Advisors: Dr. Sarah Adamowicz, Dr. Stefan Kremer

 

Research:

Using high-throughput sequencing (HTS), we can use a technique known as DNA barcoding to identify specimens to species and to discover new species. For animals, barcoding involves a region of the mitochondrial cytochrome c oxidase subunit I gene (COI). However, the error rates for HTS are often quite high. For this reason, creating tools that can correct such errors is of crucial importance. I will create a denoising tool to detect and correct substitution sequencing errors, specifically for the COI gene. This can be accomplished with the use of a convolutional neural network, a deep learning algorithm that is often used to analyze visual imagery but has recently also been used for problems in genomics such as variant calling from sequence data. The tool could be made accessible as a package for programming languages like R or Python.

Jacqueline May

Jacqueline May

Program: Ph.D.

Advisors: Dr.

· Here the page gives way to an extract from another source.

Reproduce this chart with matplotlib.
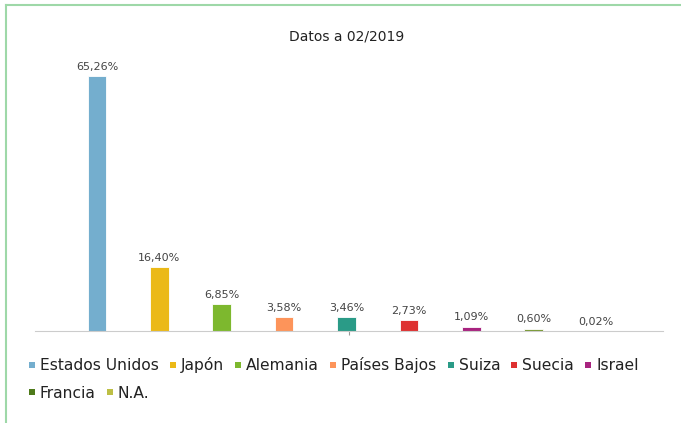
import matplotlib
matplotlib.use("Agg")
import matplotlib.pyplot as plt
from matplotlib.lines import Line2D

title = "Datos a 02/2019"
countries = ["Estados Unidos", "Japón", "Alemania", "Países Bajos", "Suiza",
             "Suecia", "Israel", "Francia", "N.A."]
values = [65.26, 16.40, 6.85, 3.58, 3.46, 2.73, 1.09, 0.60, 0.02]
labels = ["65,26%", "16,40%", "6,85%", "3,58%", "3,46%", "2,73%", "1,09%", "0,60%", "0,02%"]
bar_colors = ["#74AECE", "#EBB917", "#7DB82E", "#FD945A", "#2A9B87",
              "#DE3131", "#A8237F", "#7A9A35", "#BDBF45"]
legend_colors = ["#74AECE", "#EBB917", "#7DB82E", "#FD945A", "#2A9B87",
                 "#DE3131", "#A8237F", "#4E7A1A", "#BDBF45"]

W, H = 681, 423
fig = plt.figure(figsize=(W / 100, H / 100), dpi=100)
fig.patch.set_facecolor("white")

# frame (top and left green lines)
fig.add_artist(Line2D([6 / W, 6 / W], [0, 1 - 5 / H], transform=fig.transFigure,
                      color="#9ED8A8", lw=1.5))
fig.add_artist(Line2D([6 / W, 1], [1 - 5 / H, 1 - 5 / H], transform=fig.transFigure,
                      color="#9ED8A8", lw=1.5))

x0, x1 = 35, 663
ybase, ytop = 331, 60
ax = fig.add_axes([x0 / W, (H - ybase) / H, (x1 - x0) / W, (ybase - ytop) / H])
pxu = 62.375
xs = list(range(len(values)))
ax.set_xlim((x0 - 97) / pxu, (x1 - 97) / pxu)
ax.set_ylim(0, (ybase - ytop) / 3.907)

ax.bar(xs, values, width=0.30, color=bar_colors, edgecolor="white", linewidth=0.6)
for x, v, l in zip(xs, values, labels):
    ax.text(x, v + 1.1, l, ha="center", va="bottom", fontsize=8, color="#444444")

for s in ["top", "right", "left"]:
    ax.spines[s].set_visible(False)
ax.spines["bottom"].set_color("#CCCCCC")
ax.spines["bottom"].set_linewidth(0.8)
mid = sum(ax.get_xlim()) / 2
ax.set_xticks([mid])
ax.set_xticklabels([""])
ax.tick_params(axis="x", length=3, color="#999999")
ax.set_yticks([])

fig.text(347 / W, 1 - 37 / H, title, ha="center", va="center", fontsize=10, color="#222222")

def handles(idx):
    return [Line2D([], [], marker="s", linestyle="none", markersize=4,
                   markerfacecolor=legend_colors[i], markeredgewidth=0) for i in idx]

r1 = list(range(7))
r2 = [7, 8]
kw = dict(frameon=False, fontsize=11.2, handlelength=0.6, handletextpad=0.2,
          columnspacing=0.62, labelcolor="#222222", borderpad=0, borderaxespad=0)
leg1 = fig.legend(handles(r1), [countries[i] for i in r1], ncol=7,
                  loc="center left", bbox_to_anchor=(27.5 / W, 1 - 365 / H), **kw)
leg2 = fig.legend(handles(r2), [countries[i] for i in r2], ncol=2,
                  loc="center left", bbox_to_anchor=(27.5 / W, 1 - 393 / H), **kw)

fig.savefig("out.png", dpi=100)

Sarah Adamowicz, Dr. Zeny Feng

 

Research:

Common evolutionary trends have been identified in the genomes of diverse taxonomic groups and have been linked to organismal traits. The substantial increase in the amount of available biological data due to advancements in sequencing technology offers unprecedented opportunities to examine these trends at deeper levels. My research entails identifying the sources of molecular evolutionary rate variation across diverse taxonomic groups and different genetic regions. Another project I am working on addresses the issue of missing values in trait datasets through use of phylogenetically-informed imputation techniques. Imputation techniques offer an alternative to removing cases with missing values from datasets and can contribute to trait-based analyses.

Amanda Meuser

Amanda Meuser

Program: M.Sc.

Advisor: Dr. Elizabeth Mandeville

 

Research:

I completed my undergraduate degree at the University of Guelph in 2017 where I received my BSc (Honours) in Molecular Biology and Genetics. I am now working on my MSc degree in Bioinformatics in the lab of Dr. Elizabeth Mandeville. I am studying the impact of anthropogenic disturbance on freshwater minnow hybridization, specifically in creek chub fish (Semotilus atromaculatus) and its associates.

Matthew Orton

Program: Ph.D.

Advisor: Dr. Sarah Adamowicz

 

Research:

My Masters research is focused primarily on developing software pipelines for the analysis of DNA barcoding data from BOLD.  Current research focuses on:

  • Informatics approaches to studying the relationship between rates of molecular evolution and the latitudinal biodiversity gradient using geographical coordinate data and COI barcoding data.
  • Informatics approaches to studying Arctic Dipteran bio-geography and community similarity across the regions of Canada, Greenland and Norway.
  • Development and field validation of software used in primer design of in-situ qPCR assays of Trichopteran species in Churchill, Mb.

Andrew Riley

Program: Ph.D.

Advisors: Dr. Steffen Graether, Dr. Dan Ashlock

 

Research:

My research involves determining the evolutionary origins of dehydrins, which are intrinsically disordered plant proteins associated with osmotic stress.

Amanda Saunders

Program: Ph.D.

Advisor: Dr. Dan Ashlock

 

Research:

Investigating alternatives to previous hierarchical clustering methods in an attempt to improve the stability of output trees.  This includes exploring the new Bubble Clustering algorithm developed for my Masters as well as exploring possible alternative methods for measuring the association between points.